On 8 March 1920, Arab Nationalists declared Faysal, the Hashemite son of Sharif Hussein, as King of Greater Syria, a declaration which stayed on paper with the application of the mandatory system, the creation of Lebanon, and the division of the region between France and Britain. However, the idea never lost its attraction. Both wings of the Hashemite family, King Abdallah in Jordan and the Iraqi branch of the family pursued the ambition, and then in the early 1930s the idea finally became structured through a comprehensive ideological framework with the rise of the political party which espoused and advanced the cause, namely the Syrian Social Nationalist Party, under the charismatic leadership of the former immigrant to Brazil, the Greek Orthodox Christian Antun Sa’ade (1904-1949).

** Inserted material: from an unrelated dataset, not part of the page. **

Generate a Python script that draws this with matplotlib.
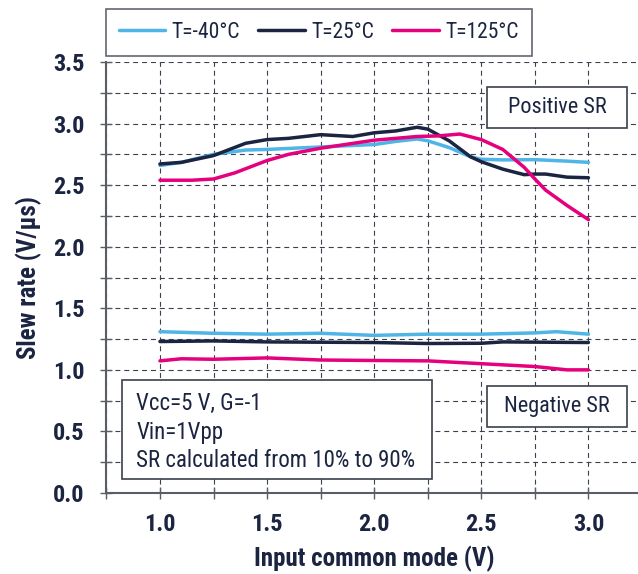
import matplotlib
matplotlib.use("Agg")
import matplotlib.pyplot as plt
from matplotlib.patches import Rectangle
import numpy as np

plt.rcParams['font.family'] = ['Roboto Condensed', 'DejaVu Sans']

# ---------------- data ----------------
labels = ["T=-40°C", "T=25°C", "T=125°C"]
colors = ["#4fb4e6", "#1b2440", "#e5007d"]

x_m40_pos = [1.0, 1.1, 1.25, 1.4, 1.5, 1.75, 2.0, 2.1, 2.2, 2.25, 2.35, 2.45, 2.5, 2.6, 2.75, 2.9, 3.0]
y_m40_pos = [2.66, 2.685, 2.75, 2.785, 2.79, 2.81, 2.83, 2.855, 2.875, 2.86, 2.805, 2.73, 2.71, 2.705, 2.707, 2.695, 2.685]

x_25_pos = [1.0, 1.1, 1.25, 1.4, 1.5, 1.6, 1.75, 1.9, 2.0, 2.1, 2.2, 2.25, 2.35, 2.45, 2.5, 2.6, 2.7, 2.75, 2.8, 2.9, 3.0]
y_25_pos = [2.672, 2.685, 2.74, 2.84, 2.87, 2.88, 2.91, 2.895, 2.925, 2.94, 2.97, 2.955, 2.86, 2.73, 2.69, 2.63, 2.585, 2.59, 2.59, 2.565, 2.56]

x_125_pos = [1.0, 1.15, 1.25, 1.35, 1.5, 1.6, 1.75, 2.0, 2.1, 2.2, 2.3, 2.4, 2.5, 2.6, 2.7, 2.75, 2.8, 2.9, 3.0]
y_125_pos = [2.54, 2.54, 2.55, 2.60, 2.70, 2.75, 2.80, 2.865, 2.88, 2.895, 2.90, 2.915, 2.87, 2.79, 2.645, 2.55, 2.46, 2.335, 2.22]

x_m40_neg = [1.0, 1.25, 1.5, 1.75, 2.0, 2.25, 2.5, 2.75, 2.85, 3.0]
y_m40_neg = [1.31, 1.297, 1.29, 1.297, 1.28, 1.29, 1.29, 1.30, 1.31, 1.29]

x_25_neg = [1.0, 1.25, 1.5, 2.0, 2.25, 2.5, 2.6, 3.0]
y_25_neg = [1.23, 1.235, 1.227, 1.222, 1.214, 1.216, 1.227, 1.222]

x_125_neg = [1.0, 1.1, 1.25, 1.5, 1.75, 2.0, 2.25, 2.5, 2.75, 2.9, 3.0]
y_125_neg = [1.073, 1.09, 1.086, 1.097, 1.08, 1.076, 1.073, 1.05, 1.027, 1.0, 1.0]

xticks = [1.0, 1.5, 2.0, 2.5, 3.0]
yticks = [0.0, 0.5, 1.0, 1.5, 2.0, 2.5, 3.0, 3.5]

txt_col = "#1b2440"
grid_col = "#3c4150"
spine_col = "#5a5d66"

fig = plt.figure(figsize=(6.38, 5.74), dpi=100)
ax = fig.add_axes([106.4 / 638, 1 - 493 / 574, (642 - 106.4) / 638, (493 - 62) / 574])

series = [
    (x_m40_pos, y_m40_pos, x_m40_neg, y_m40_neg),
    (x_25_pos, y_25_pos, x_25_neg, y_25_neg),
    (x_125_pos, y_125_pos, x_125_neg, y_125_neg),
]
for (xp, yp, xn, yn), c, lab in zip(series, colors, labels):
    ax.plot(xp, yp, color=c, lw=2.5, label=lab, solid_capstyle='round', solid_joinstyle='round', zorder=3)
    ax.plot(xn, yn, color=c, lw=2.5, solid_capstyle='round', solid_joinstyle='round', zorder=3)

ax.set_xlim(0.75, 3.25)
ax.set_ylim(0, 3.5)
ax.set_xticks(xticks)
ax.set_xticklabels([f"{v:.1f}" for v in xticks])
ax.set_yticks(yticks)
ax.set_yticklabels([f"{v:.1f}" for v in yticks])
ax.set_xticks(np.arange(0.75, 3.26, 0.25), minor=True)
ax.set_yticks(np.arange(0.25, 3.5, 0.5), minor=True)

for s in ["top", "right"]:
    ax.spines[s].set_visible(False)
for s in ["left", "bottom"]:
    ax.spines[s].set_color(spine_col)
    ax.spines[s].set_linewidth(1.5)

ax.grid(True, which="both", linestyle=(0, (4.5, 3.5)), color=grid_col, linewidth=0.8, zorder=1)
ax.tick_params(which="both", direction="inout", length=9, width=1, color=spine_col,
               labelsize=17.5, labelcolor=txt_col)
ax.tick_params(axis="y", which="major", pad=11)
ax.tick_params(axis="x", which="major", pad=10)
for lab in ax.get_xticklabels() + ax.get_yticklabels():
    lab.set_fontweight("bold")

ax.set_xlabel("Input common mode (V)", fontsize=18, color=txt_col, fontweight="bold", labelpad=7)
ax.set_ylabel("Slew rate (V/µs)", fontsize=18, color=txt_col, fontweight="bold", labelpad=8)

leg = fig.legend(loc="upper left", bbox_to_anchor=(106 / 638, 1 - 9 / 574), ncol=3,
                 frameon=True, fancybox=False, fontsize=15.5, handlelength=2.15,
                 columnspacing=0.85, handletextpad=0.3, borderpad=0.6, borderaxespad=0)
leg.get_frame().set_edgecolor("#3a3f4c")
leg.get_frame().set_linewidth(1.2)
for t in leg.get_texts():
    t.set_color(txt_col)
for h in leg.get_lines():
    h.set_linewidth(2.5)

def box(x0, y0, x1, y1):
    ax.add_patch(Rectangle((x0, y0), x1 - x0, y1 - y0, facecolor="white",
                           edgecolor="#3a3f4c", linewidth=1.2, zorder=5))

box(2.527, 2.96, 3.18, 3.30)
ax.text((2.527 + 3.18) / 2, 3.13, "Positive SR", fontsize=16, color=txt_col, ha="center", va="center", zorder=6)
box(2.527, 0.536, 3.18, 0.868)
ax.text((2.527 + 3.18) / 2, 0.70, "Negative SR", fontsize=16, color=txt_col, ha="center", va="center", zorder=6)
box(0.821, 0.114, 2.268, 0.917)
cond_lines = ["Vcc=5 V, G=-1", "Vin=1Vpp", "SR calculated from 10% to 90%"]
for i, line in enumerate(cond_lines):
    ax.text(0.89, 0.73 - i * 0.235, line, fontsize=16.5, color=txt_col, ha="left", va="center", zorder=6)

fig.savefig("out.png", dpi=100)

The main element of Sa’ade’s teaching was that nationalism is an eternal feature of human history, influenced and shaped by geography, and in that case, this is Syrian Nationalism; created, shaped and maintained from time immemorial by the particular geopolitical conditions of the vast area of “Greater Syria”, which was so different than other Arabic-speaking areas of the Middle East, such as Northern Africa, Egypt and the Arabian Peninsula. Sa’ade was a very influential intellectual, and by far the more important intellectual/politician to be influenced by him was the founder of the Baa’th Party, Michel Aflaq, who came up with a comprehensive Pan-Arab ideology, according to which Arab Nationalism was eternal. This element of eternity is pure Sa’ade.  

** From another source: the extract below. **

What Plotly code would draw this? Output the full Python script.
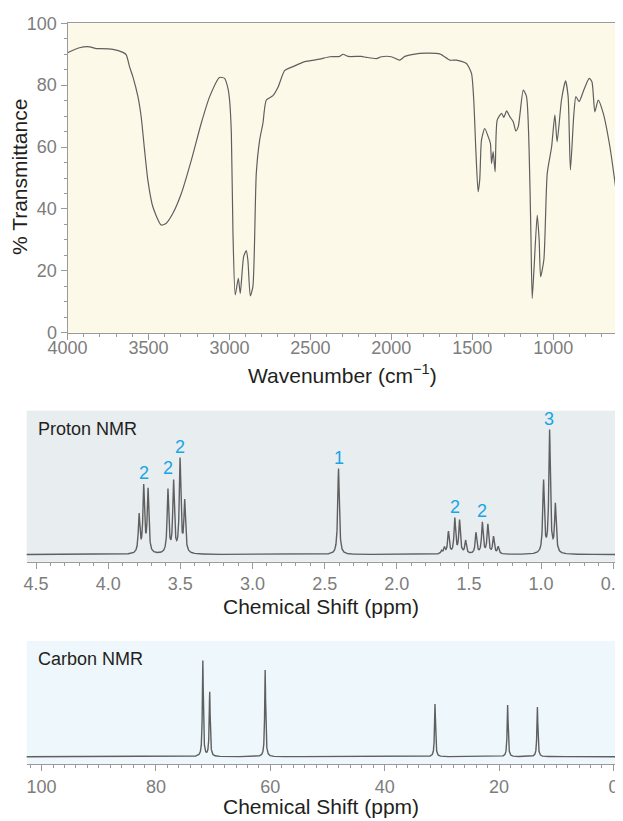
import numpy as np
import plotly.graph_objects as go

W, H = 623, 821
OFF = 8  # page body margin in the browser

# IR spectrum, points
IR_WAVENUMBER = [4000, 3926, 3864, 3823, 3803, 3720, 3658, 3637, 3617, 3596, 3565, 3545,
                 3524, 3504, 3473, 3421, 3390, 3349, 3297, 3235, 3174, 3122, 3061, 3030,
                 3009, 2999, 2988, 2978, 2964, 2945, 2933, 2912, 2896, 2886, 2871, 2855,
                 2834, 2813, 2793, 2772, 2731, 2700, 2659, 2607, 2535, 2443, 2381, 2319,
                 2298, 2268, 2185, 2154, 2092, 2061, 2000, 1948, 1917, 1825, 1701, 1639,
                 1598, 1536, 1505, 1491, 1478, 1464, 1454, 1443, 1423, 1402, 1388, 1381,
                 1371, 1359, 1346, 1319, 1305, 1288, 1268, 1247, 1231, 1216, 1185, 1165,
                 1149, 1138, 1130, 1118, 1099, 1087, 1078, 1058, 1037, 1010, 990, 976,
                 949, 924, 908, 894, 873, 860, 840, 815, 778, 761, 743, 722, 691, 650, 600]
IR_TRANSMITTANCE = [90.5, 92.1, 92.4, 91.8, 91.8, 91.6, 90.6, 89.8, 86.0, 82.7, 76.3, 69.8,
                    59.0, 49.4, 40.7, 34.8, 35.4, 38.6, 45.0, 55.8, 67.7, 76.3, 82.5, 82.2,
                    79.0, 75.2, 64.4, 32.1, 12.2, 17.6, 12.7, 24.6, 26.5, 23.5, 11.9, 14.9,
                    51.5, 62.3, 67.7, 75.2, 76.6, 79.3, 84.7, 86.0, 87.6, 88.4, 89.2, 89.3,
                    90.0, 89.3, 89.3, 89.0, 88.6, 89.2, 89.2, 88.1, 89.3, 90.3, 90.1, 88.1,
                    88.1, 87.0, 83.8, 75.2, 59.0, 45.6, 49.4, 62.3, 66.0, 63.4, 61.2, 54.7,
                    58.5, 52.0, 68.7, 70.9, 69.6, 71.7, 69.8, 68.2, 65.2, 66.6, 78.4, 76.3,
                    59.0, 32.1, 11.1, 21.3, 38.0, 30.0, 18.1, 23.5, 51.5, 60.1, 70.4, 61.7,
                    75.2, 81.4, 76.3, 52.6, 70.4, 76.3, 74.7, 77.9, 82.2, 81.1, 71.4, 75.2,
                    70.9, 60.1, 41.3]

# Proton NMR lines: shift (ppm) and peak height (relative intensity)
H_SHIFT = [3.786, 3.754, 3.724,
           3.586, 3.547, 3.502, 3.470,
           2.404,
           1.690, 1.670, 1.642, 1.598, 1.565, 1.523,
           1.451, 1.407, 1.369, 1.330, 1.297,
           0.983, 0.941, 0.901]
H_HEIGHT = [38, 66, 63,
            63, 71, 93, 51,
            86,
            3, 6, 22, 35, 33, 13,
            21, 31, 29, 17, 7,
            72, 122, 48]

# integration labels
H_LABEL_SHIFT = [3.754, 3.586, 3.505, 2.404, 1.598, 1.411, 0.945]
H_LABEL_TEXT = ["2", "2", "2", "1", "2", "2", "3"]

# Carbon NMR lines
C_SHIFT = [71.8, 70.6, 60.9, 31.2, 18.5, 13.3]
C_HEIGHT = [95.7, 64.4, 86.7, 52.7, 51.7, 49.7]


def lorentz(x, centers, heights, hw):
    y = np.zeros_like(x)
    for c, h in zip(centers, heights):
        y += h * hw ** 2 / ((x - c) ** 2 + hw ** 2)
    return y


h_x = np.linspace(4.6, 0.44, 7000)
h_y = lorentz(h_x, H_SHIFT, H_HEIGHT, 0.0065)
c_x = np.linspace(103.5, -1.5, 9000)
c_y = lorentz(c_x, C_SHIFT, C_HEIGHT, 0.1)

FONT = "Liberation Sans, Arial, Helvetica, sans-serif"
TICK_FONT = dict(family=FONT, size=18, color="#7d7d7d")
TITLE_FONT = dict(family=FONT, size=21, color="#231f20")
AXIS_GRAY = "#9a9a9a"
LINE_GRAY = "#5f5f5f"
CYAN = "#17a5e6"

FW, FH = W - OFF, H - OFF


def px_x(p):
    return (p - OFF) / FW


def px_y(p):
    return 1 - (p - OFF) / FH


fig = go.Figure()
fig.add_trace(go.Scatter(x=IR_WAVENUMBER, y=IR_TRANSMITTANCE, mode="lines",
                         line=dict(color=LINE_GRAY, width=1.2, shape="spline", smoothing=0.6),
                         xaxis="x", yaxis="y", hoverinfo="skip"))
fig.add_trace(go.Scatter(x=h_x, y=h_y, mode="lines",
                         line=dict(color=LINE_GRAY, width=1.4),
                         xaxis="x2", yaxis="y2", hoverinfo="skip"))
fig.add_trace(go.Scatter(x=c_x, y=c_y, mode="lines",
                         line=dict(color=LINE_GRAY, width=1.4),
                         xaxis="x3", yaxis="y3", hoverinfo="skip"))

axis_common = dict(showgrid=False, zeroline=False, showline=True, linecolor=AXIS_GRAY,
                   linewidth=1, ticks="outside", tickcolor=AXIS_GRAY, ticklen=6,
                   tickfont=TICK_FONT, automargin=False, ticklabeloverflow="allow")

fig.update_layout(
    width=FW, height=FH,
    margin=dict(l=0, r=0, t=0, b=0, autoexpand=False),
    paper_bgcolor="white", plot_bgcolor="rgba(0,0,0,0)",
    showlegend=False,
    xaxis=dict(**axis_common, domain=[px_x(67.5), px_x(618)], anchor="y",
               range=[4000, 600], tickvals=[4000, 3500, 3000, 2500, 2000, 1500, 1000],
               mirror=True, ticklabelstandoff=-7,
               minor=dict(dtick=100, ticks="outside", ticklen=3, tickcolor=AXIS_GRAY)),
    yaxis=dict(**axis_common, domain=[px_y(332.7), px_y(23.3)], anchor="x",
               range=[0, 100], dtick=20, mirror=True,
               minor=dict(dtick=5, ticks="outside", ticklen=3, tickcolor=AXIS_GRAY)),
    xaxis2=dict(**axis_common, domain=[px_x(26.7), px_x(618)], anchor="y2",
                range=[4.565, 0.467], dtick=0.5, tickformat=".1f",
                minor=dict(dtick=0.1, ticks="outside", ticklen=3, tickcolor=AXIS_GRAY)),
    yaxis2=dict(domain=[px_y(561.7), px_y(410.7)], anchor="x2", range=[-7.2, 143.8],
                visible=False, automargin=False),
    xaxis3=dict(**axis_common, domain=[px_x(26.7), px_x(618)], anchor="y3",
                range=[102.6, -0.8], dtick=20,
                minor=dict(dtick=2, ticks="outside", ticklen=3, tickcolor=AXIS_GRAY)),
    yaxis3=dict(domain=[px_y(764), px_y(641)], anchor="x3", range=[-7.3, 115.7],
                visible=False, automargin=False),
)

# panel backgrounds
for xr, yr, col in [("x", "y", "#fdf9e8"), ("x2", "y2", "#e8edf0"), ("x3", "y3", "#eef7fc")]:
    fig.add_shape(type="rect", xref=xr + " domain", yref=yr + " domain",
                  x0=0, x1=1, y0=0, y1=1, fillcolor=col, line_width=0, layer="below")


def paper_text(text, x, y, font, xanchor="center", angle=0):
    fig.add_annotation(text=text, x=px_x(x), y=px_y(y), xref="paper", yref="paper",
                       xanchor=xanchor, yanchor="middle", textangle=angle,
                       showarrow=False, font=font)


# axis titles
paper_text("Wavenumber (cm<sup>\u22121</sup>)", 342, 374, TITLE_FONT)
paper_text("% Transmittance", 20, 177, TITLE_FONT, angle=-90)
paper_text("Chemical Shift (ppm)", 321, 606, TITLE_FONT)
paper_text("Chemical Shift (ppm)", 321, 806, TITLE_FONT)

# panel names
paper_text("Proton NMR", 36, 429, dict(family=FONT, size=18, color="#231f20"), xanchor="left")
paper_text("Carbon NMR", 36, 659, dict(family=FONT, size=18, color="#231f20"), xanchor="left")

# integration labels, just above the tallest nearby line
for s, t in zip(H_LABEL_SHIFT, H_LABEL_TEXT):
    near = np.abs(h_x - s) < 0.045
    top = float(h_y[near].max())
    fig.add_annotation(text=t, x=s, y=top + 11, xref="x2", yref="y2", showarrow=False,
                       xanchor="center", yanchor="middle",
                       font=dict(family=FONT, size=18, color=CYAN))

fig.write_html("out.html")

Sa’ade himself was executed in Lebanon in July 1949, charged with treason for his call for reintegration of Lebanon into Syria, his followers were persecuted there, and were outlawed also in Syria under the Baa’th, where no dissenting voice of any kind was allowed for many years. Things changed sometime in the 1970s when the Assad-Alawite-Baa’th regime started expressing Syria’s regional policies in terms which were borrowed from the old Sa’ade textbook, especially when referring to the Syrian intervention in the Lebanese civil war in 1976, and since then the Syrian Social Nationalist Party become a favorite of the Assad regime. However, the Syrian Social Nationalist Party has never managed to develop into a real non-sectarian party, and the Assad policy in regional affairs, while considered by some observers as a search for hegemony in the geopolitical environment of “Greater Syria”, was basically a defensive strategy on behalf of the Alawite community in Syria, using Pan-Arab Baa’thist slogans, alongside Syrian Social Nationalist Party motives.  

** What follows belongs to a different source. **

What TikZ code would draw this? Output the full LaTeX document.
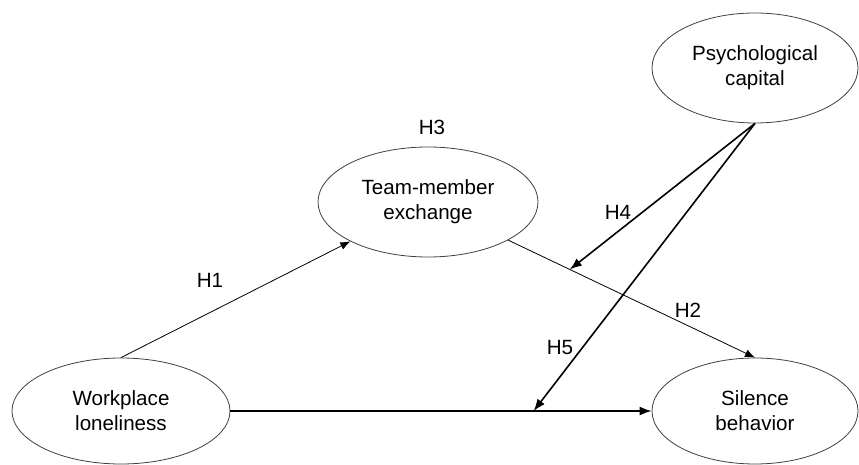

Here is a point of historic irony: both Syrian Social Nationalist Party and Ba’th Party claims to be supra-communal, nationalist parties were false. They have always been the political voice of sectarianism. The events of 2011 and onwards proved that that was not enough, and political legitimacy required more than brutal military dictatorship based on only one community.

Iraq started its internal disintegration in 2003 with the American invasion, which put an end to the Saddam Sunni regime, allowing for the first time in history the establishment of a Shi’ite dominated regime in Baghdad. Add to that, the growing dominance of Hizballah, the Shi’ite Lebanese stooge of Iran in the crisis-prone Lebanon, and we get the latest twist in the on-going saga of the politics of “Greater Syria”.

This is the story of the emerging Pax Iranica, or the Shi’ite Crescent as it is called by Sunni adversaries of the Iranian regime. Iran is the dominant supporter of the Shi’ite government in Baghdad, the main regional backer of Assad in Syria, and the force behind Hizballah. Never before in modern Arab history was one power in such a prominent position of political influence in the geopolitical sphere of “Greater Syria”. What makes it so special, is the fact that this power is not an Arab country, but Iran, a non-Arab actor, a state of affairs which is a dramatic indication of the collapse of the Arab state system as we have known it since the end of World War I. It also signals the replacement of Arab politics with Islamic politics; Iran being the Shi’ite Muslim power, poised against the Sunni Muslim states.  

This is the source of power for the Iranians, leading a Shi’ite and Shi’ite-oriented coalition (the Alawites are not Shi’ites), but also its vulnerability. The Shi’ites are altogether a minority and there is a big elephant in the room, a power competing with Iran over ascendancy, and this is Turkey of the AKP and President Erdogan. Again, not an Arab power but a Sunni Muslim regional giant, which is striving to fill the vacuum created by the collapse of Syria and Iraq and the weakness of Saudi Arabia. Erdogan openly talks about Mosul and Aleppo as Turkish spheres of interest, promoting the claims of the Turkmen Sunni minorities in Syria and Iraq, and clearly positioning Turkey as the defender of Sunnis, though not the Sunni Kurds.  

Stormy days are ahead of us. Greater Syria is in turmoil, and the outcome is still not clear. Pax Iranica may still be another of the failed attempts to create one dominant political power in a region that is plagued by chronic sectarianism.